Last season, Newcastle floated around the Top Four in spite of making very few high-profile moves a year after selling Andy Carroll for £35m to Liverpool. Many thought they would fade away eventually, and while they didn’t finish Top Four, they stayed around & endured. They’re in a position to push forward from there and maybe make a run into the Top Four. Alas, they were being forgotten by a lot of pundits, with the likes of Spurs and Chelsea being picked to finish above them. With the likes of Demba Ba (16 goals last season) and Papiss Demba Cisse (13 goals in 13 starts last season), this strike force can carry Newscastle far. This huge win against Spurs at home does indeed send the message to the rest of the Premier League’s big dogs that Newcastle is here to stay, and St. James’ Park is a scary place to play.

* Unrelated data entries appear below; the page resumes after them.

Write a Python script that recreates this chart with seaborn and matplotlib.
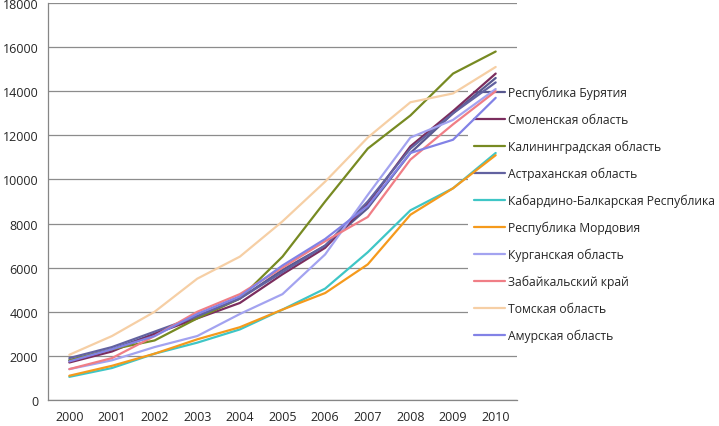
import pandas as pd
import numpy as np
import matplotlib
matplotlib.use("Agg")
import matplotlib.pyplot as plt
import seaborn as sns

years = [2000, 2001, 2002, 2003, 2004, 2005, 2006, 2007, 2008, 2009, 2010]

regions = [
    "Республика Бурятия",
    "Смоленская область",
    "Калининградская область",
    "Астраханская область",
    "Кабардино-Балкарская Республика",
    "Республика Мордовия",
    "Курганская область",
    "Забайкальский край",
    "Томская область",
    "Амурская область",
]

buryatia = [1800, 2300, 3000, 3800, 4600, 5900, 7000, 8700, 11200, 13000, 14600]
smolensk = [1700, 2200, 3000, 3700, 4400, 5700, 6900, 8900, 11500, 13100, 14800]
kaliningrad = [1800, 2300, 2700, 3700, 4600, 6500, 9000, 11400, 12900, 14800, 15800]
astrakhan = [1900, 2400, 3100, 3800, 4600, 5800, 7000, 9000, 11400, 13000, 14400]
kbr = [1050, 1450, 2100, 2600, 3200, 4100, 5050, 6700, 8600, 9600, 11200]
mordovia = [1100, 1550, 2100, 2750, 3300, 4100, 4850, 6150, 8400, 9600, 11100]
kurgan = [1400, 1800, 2400, 2900, 3900, 4800, 6600, 9300, 11900, 12700, 14100]
zabaykal = [1400, 1900, 2900, 4000, 4800, 6000, 7200, 8300, 10900, 12500, 14000]
tomsk = [2050, 2900, 4000, 5500, 6500, 8100, 9900, 11900, 13500, 13900, 15100]
amur = [1750, 2300, 2900, 3900, 4700, 6100, 7300, 8800, 11200, 11800, 13700]

colors = ["#58588f", "#7b2d5e", "#778a22", "#6262a0", "#3fc6c6",
          "#f59a1c", "#a3a3f0", "#f07e86", "#f6cfa5", "#8282e6"]

series = [buryatia, smolensk, kaliningrad, astrakhan, kbr,
          mordovia, kurgan, zabaykal, tomsk, amur]

rows = []
for name, vals in zip(regions, series):
    for y, v in zip(years, vals):
        rows.append({"year": y, "value": v, "region": name})
df = pd.DataFrame(rows)

sns.set_style("white")
plt.rcParams["font.family"] = ["Open Sans", "DejaVu Sans"]

fig = plt.figure(figsize=(7.19, 4.27), dpi=100)
ax = fig.add_axes([48 / 719, 1 - 401 / 427, 469 / 719, 397 / 427])

sns.lineplot(data=df, x="year", y="value", hue="region", hue_order=regions,
             palette=dict(zip(regions, colors)), linewidth=1.6, ax=ax,
             legend=True, zorder=3)

ax.set_xlim(1999.5, 2010.5)
ax.set_ylim(0, 18000)
ax.set_yticks(np.arange(0, 18001, 2000))
ax.set_xticks(years)
ax.set_xticks(np.arange(1999.5, 2010.6, 1), minor=True)
ax.tick_params(axis="x", which="major", length=0, labelsize=9, pad=7)
ax.tick_params(axis="x", which="minor", length=4, color="#868686", direction="out")
ax.tick_params(axis="y", length=4, color="#868686", direction="out", labelsize=9, pad=3)
ax.set_xlabel("")
ax.set_ylabel("")

ax.set_axisbelow(True)
ax.grid(axis="y", color="#8c8c8c", linewidth=0.9)
ax.grid(axis="x", visible=False)
for side in ["top", "right"]:
    ax.spines[side].set_visible(False)
for side in ["left", "bottom"]:
    ax.spines[side].set_color("#868686")
    ax.spines[side].set_linewidth(0.9)

leg = ax.legend(loc="upper left", bbox_to_anchor=(468 / 719, 1 - 81 / 427),
                bbox_transform=fig.transFigure, frameon=True, fontsize=8.7,
                handlelength=2.6, handletextpad=0.2, labelspacing=1.13,
                borderpad=0.5, borderaxespad=0)
leg.get_frame().set_facecolor("white")
leg.get_frame().set_edgecolor("none")
leg.get_frame().set_alpha(1)
leg.set_zorder(1.5)
for line in leg.get_lines():
    line.set_linewidth(1.6)

fig.savefig("out.png", dpi=100)
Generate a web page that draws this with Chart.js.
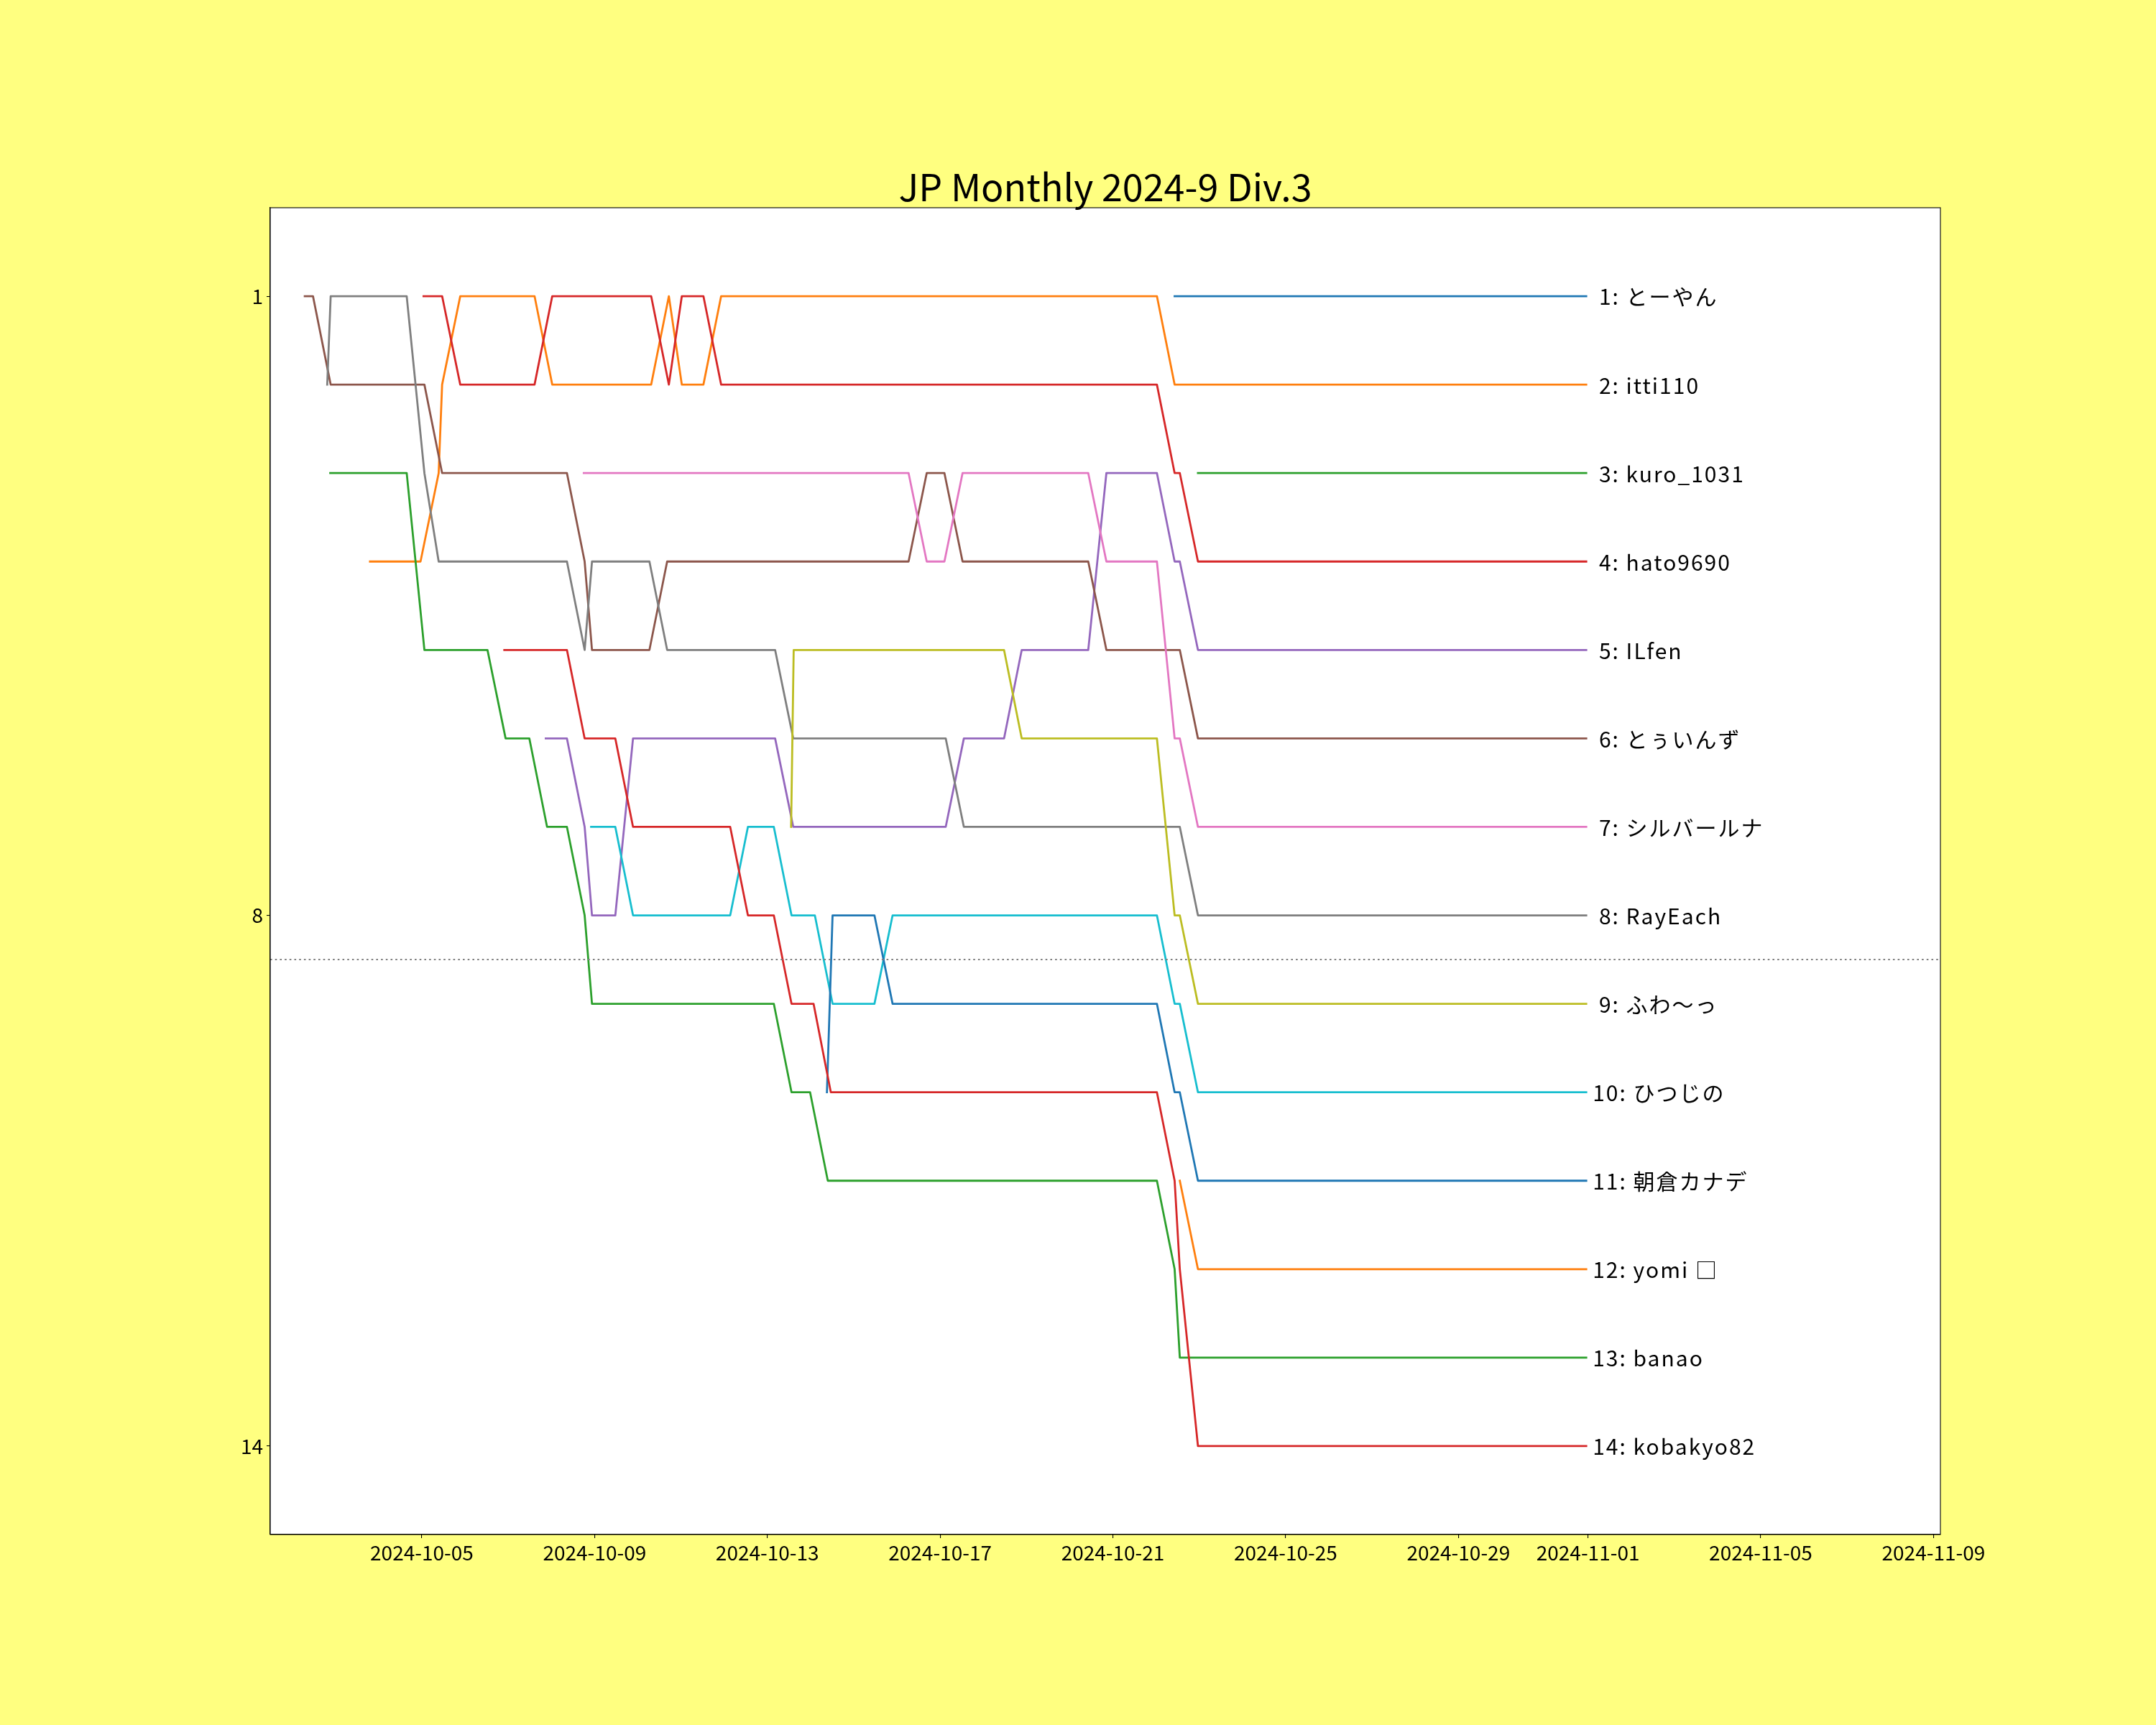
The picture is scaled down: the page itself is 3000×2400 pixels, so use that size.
<!DOCTYPE html>
<html>
<head>
<meta charset="utf-8">
<script src="https://cdn.jsdelivr.net/npm/chart.js@4.4.1/dist/chart.umd.min.js"></script>
<style>
  html, body { margin: 0; padding: 0; background: #ffff80; }
  #wrap { width: 3000px; height: 2400px; }
</style>
</head>
<body>
<div id="wrap"><canvas id="myChart" width="3000" height="2400"></canvas></div>
<script>
// each point: [days since 2024-10-01 00:00, rank]
var s01 = [[21.43,1],[30.96,1]];
var s02 = [[2.80,4],[3.97,4],[4.39,3],[4.47,2],[4.89,1],[6.61,1],[7.02,2],[9.31,2],[9.72,1],[10.02,2],[10.52,2],[10.93,1],[21.02,1],[21.43,2],[30.96,2]];
var s03 = [[21.97,3],[30.96,3]];
var s04 = [[4.04,1],[4.47,1],[4.89,2],[6.61,2],[7.02,1],[9.31,1],[9.72,2],[10.02,1],[10.52,1],[10.93,2],[21.02,2],[21.43,3],[21.55,3],[21.97,4],[30.96,4]];
var s05 = [[6.87,6],[7.36,6],[7.77,7],[7.94,8],[8.48,8],[8.89,6],[12.18,6],[12.60,7],[16.13,7],[16.55,6],[17.48,6],[17.89,5],[19.43,5],[19.85,3],[21.02,3],[21.43,4],[21.55,4],[21.97,5],[30.96,5]];
var s06 = [[1.29,1],[1.48,1],[1.89,2],[4.06,2],[4.47,3],[7.36,3],[7.77,4],[7.94,5],[9.27,5],[9.68,4],[15.27,4],[15.69,3],[16.10,3],[16.52,4],[19.43,4],[19.85,5],[21.55,5],[21.97,6],[30.96,6]];
var s07 = [[7.75,3],[15.27,3],[15.69,4],[16.10,4],[16.52,3],[19.43,3],[19.85,4],[21.02,4],[21.43,6],[21.55,6],[21.97,7],[30.96,7]];
var s08 = [[1.81,2],[1.89,1],[3.65,1],[4.06,3],[4.39,4],[7.36,4],[7.77,5],[7.94,4],[9.27,4],[9.68,5],[12.18,5],[12.60,6],[16.13,6],[16.55,7],[21.55,7],[21.97,8],[30.96,8]];
var s09 = [[12.55,7],[12.61,5],[17.48,5],[17.89,6],[21.02,6],[21.43,8],[21.55,8],[21.97,9],[30.96,9]];
var s10 = [[7.92,7],[8.48,7],[8.89,8],[11.14,8],[11.55,7],[12.15,7],[12.56,8],[13.10,8],[13.51,9],[14.48,9],[14.90,8],[21.02,8],[21.43,9],[21.55,9],[21.97,10],[30.96,10]];
var s11 = [[13.38,10],[13.51,8],[14.48,8],[14.90,9],[21.02,9],[21.43,10],[21.55,10],[21.97,11],[30.96,11]];
var s12 = [[21.55,11],[21.97,12],[30.96,12]];
var s13 = [[1.88,3],[3.65,3],[4.06,5],[5.52,5],[5.94,6],[6.49,6],[6.90,7],[7.36,7],[7.77,8],[7.94,9],[12.15,9],[12.56,10],[12.99,10],[13.40,11],[21.02,11],[21.43,12],[21.55,13],[30.96,13]];
var s14 = [[5.91,5],[7.36,5],[7.77,6],[8.48,6],[8.89,7],[11.14,7],[11.55,8],[12.15,8],[12.56,9],[13.07,9],[13.47,10],[21.02,10],[21.43,11],[21.55,12],[21.97,14],[30.96,14]];

var series = [s01, s02, s03, s04, s05, s06, s07, s08, s09, s10, s11, s12, s13, s14];
var names = ['とーやん', 'itti110', 'kuro_1031', 'hato9690', 'ILfen', 'とぅいんず', 'シルバールナ',
             'RayEach', 'ふわ〜っ', 'ひつじの', '朝倉カナデ', 'yomi □', 'banao', 'kobakyo82'];

var xTickLabels = ['2024-10-05', '2024-10-09', '2024-10-13', '2024-10-17', '2024-10-21',
                   '2024-10-25', '2024-10-29', '2024-11-01', '2024-11-05', '2024-11-09'];
var yTicks = [1, 8, 14];
var cutLine = 8.5;
var title = 'JP Monthly 2024-9 Div.3';

var tab10 = ['#1f77b4', '#ff7f0e', '#2ca02c', '#d62728', '#9467bd',
             '#8c564b', '#e377c2', '#7f7f7f', '#bcbd22', '#17becf'];
var jpFont = "'Noto Sans CJK JP', 'Noto Sans', sans-serif";

var baseMs = Date.parse('2024-10-01');
var xTickDays = xTickLabels.map(function (s) { return (Date.parse(s) - baseMs) / 86400000; });

var datasets = series.map(function (pts, i) {
    return {
        label: names[i],
        data: pts.map(function (p) { return { x: p[0], y: p[1] }; }),
        borderColor: tab10[i % 10],
        borderWidth: 2.8,
        borderJoinStyle: 'round',
        borderCapStyle: 'square',
        pointRadius: 0,
        tension: 0,
        fill: false,
        order: -i
    };
});

var decorations = {
    id: 'decorations',
    beforeDraw: function (chart) {
        var ctx = chart.ctx, a = chart.chartArea;
        ctx.save();
        ctx.fillStyle = '#ffff80';
        ctx.fillRect(0, 0, chart.width, chart.height);
        ctx.fillStyle = '#ffffff';
        ctx.fillRect(a.left, a.top, a.right - a.left, a.bottom - a.top);
        ctx.restore();
    },
    afterDatasetsDraw: function (chart) {
        var ctx = chart.ctx, a = chart.chartArea;
        var y = chart.scales.y.getPixelForValue(cutLine);
        ctx.save();
        ctx.strokeStyle = '#808080';
        ctx.lineWidth = 2;
        ctx.setLineDash([2.6, 4.1]);
        ctx.beginPath();
        ctx.moveTo(a.left, y);
        ctx.lineTo(a.right, y);
        ctx.stroke();
        ctx.restore();
    },
    afterDraw: function (chart) {
        var ctx = chart.ctx, a = chart.chartArea;
        var xs = chart.scales.x, ys = chart.scales.y;
        ctx.save();
        // frame
        ctx.strokeStyle = '#000000';
        ctx.lineWidth = 1.1;
        ctx.strokeRect(a.left, a.top, a.right - a.left, a.bottom - a.top);
        // title
        ctx.fillStyle = '#000000';
        ctx.font = '52px ' + jpFont;
        ctx.textAlign = 'center';
        ctx.textBaseline = 'alphabetic';
        ctx.fillText(title, (a.left + a.right) / 2, a.top - 9);
        // end labels
        ctx.font = '30px ' + jpFont;
        ctx.textAlign = 'left';
        ctx.textBaseline = 'middle';
        if ('letterSpacing' in ctx) ctx.letterSpacing = '2px';
        series.forEach(function (pts, i) {
            var last = pts[pts.length - 1];
            var rank = String(last[1]);
            if (rank.length < 2) rank = ' ' + rank;
            ctx.fillText(rank + ': ' + names[i], xs.getPixelForValue(last[0]) + 9, ys.getPixelForValue(last[1]) + 1);
        });
        ctx.restore();
    }
};

var ctxChart = document.getElementById('myChart').getContext('2d');
var myChart = new Chart(ctxChart, {
    type: 'line',
    data: { datasets: datasets },
    options: {
        responsive: false,
        devicePixelRatio: 1,
        animation: false,
        layout: { padding: { left: 0, top: 289, right: 300, bottom: 0 } },
        plugins: {
            legend: { display: false },
            tooltip: { enabled: false },
            title: { display: false }
        },
        scales: {
            x: {
                type: 'linear',
                min: 0.49,
                max: 39.16,
                afterFit: function (scale) { scale.height = 265; },
                afterBuildTicks: function (scale) {
                    scale.ticks = xTickDays.map(function (v) { return { value: v }; });
                },
                ticks: {
                    autoSkip: false,
                    maxRotation: 0,
                    padding: 4,
                    color: '#000000',
                    font: { family: jpFont, size: 28 },
                    callback: function (value, index) { return xTickLabels[index]; }
                },
                grid: { drawOnChartArea: false, drawTicks: true, tickLength: 5, color: '#000000', lineWidth: 1.1 },
                border: { display: true, color: '#000000', width: 1.1 }
            },
            y: {
                type: 'linear',
                reverse: true,
                min: 0,
                max: 15,
                afterFit: function (scale) { scale.width = 376; },
                afterBuildTicks: function (scale) {
                    scale.ticks = yTicks.map(function (v) { return { value: v }; });
                },
                ticks: {
                    padding: 5,
                    color: '#000000',
                    font: { family: jpFont, size: 28 },
                    callback: function (value) { return String(value); }
                },
                grid: { drawOnChartArea: false, drawTicks: true, tickLength: 5, color: '#000000', lineWidth: 1.1 },
                border: { display: true, color: '#000000', width: 1.1 }
            }
        }
    },
    plugins: [decorations]
});
</script>
</body>
</html>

MID-TABLE: Manchester United struggle at Goodison Park as Everton pulls off a 1-0 stunner on MNF

After losing the Premier League in the final seconds last season against city rivals Manchester City, Manchester United came out with guns blazing in the transfer market, looking to reclaim the top spot in the league and the city. United brought in Shinji Kagawa and Robin van Persie in the off-season, but it was Everton who started their Premier League campaign with a bang on Monday Night. The Blues dominated the majority of the night, with Marouane Fellaini scoring from a corner in the 57th minute to send Goodison Park into a rapturous roar. It was a deserved victory for Everton, with Robin van Persie’s Manchester United debut being a less-than-stellar performance off the bench.

RELEGATION: Norwich City and QPR each lose 5-0

On Friday, the mood around Fulham FC was one of nervous disposition given Martin Jol’s not-so-shocking admission that Clint Dempsey would not play for Fulham in their season opener against Norwich City and had requested a transfer to Liverpool. Fulham, minus Dempsey, went on to smash Norwich City in their opening match of the season, winning 5-0 at Craven Cottage, as Duff, Petric, Kacaniklic and Sidwell scored the goals in a nightmare debut for Norwich City manager Chris Hughton.

While Chris Hughton’s Norwich City debut was much less than desirable, Michael Laudrup’s Swansea City debut could only be described as a dream start, as his boys went on to crush QPR 5-0 at Loftus Road. If that sounds familiar to you, you’re probably thinking of QPR’s Premier League opener last season, when they lost 4-0 at home to Bolton Wanderers. QPR had the last laugh, however, as they stayed up on the last day of the season, while Bolton were relegated thanks to numerous injury problems and other issues. It’s just a simple yet ever-so-true reminder of the fact that the league is not won and lost in the first week of the season.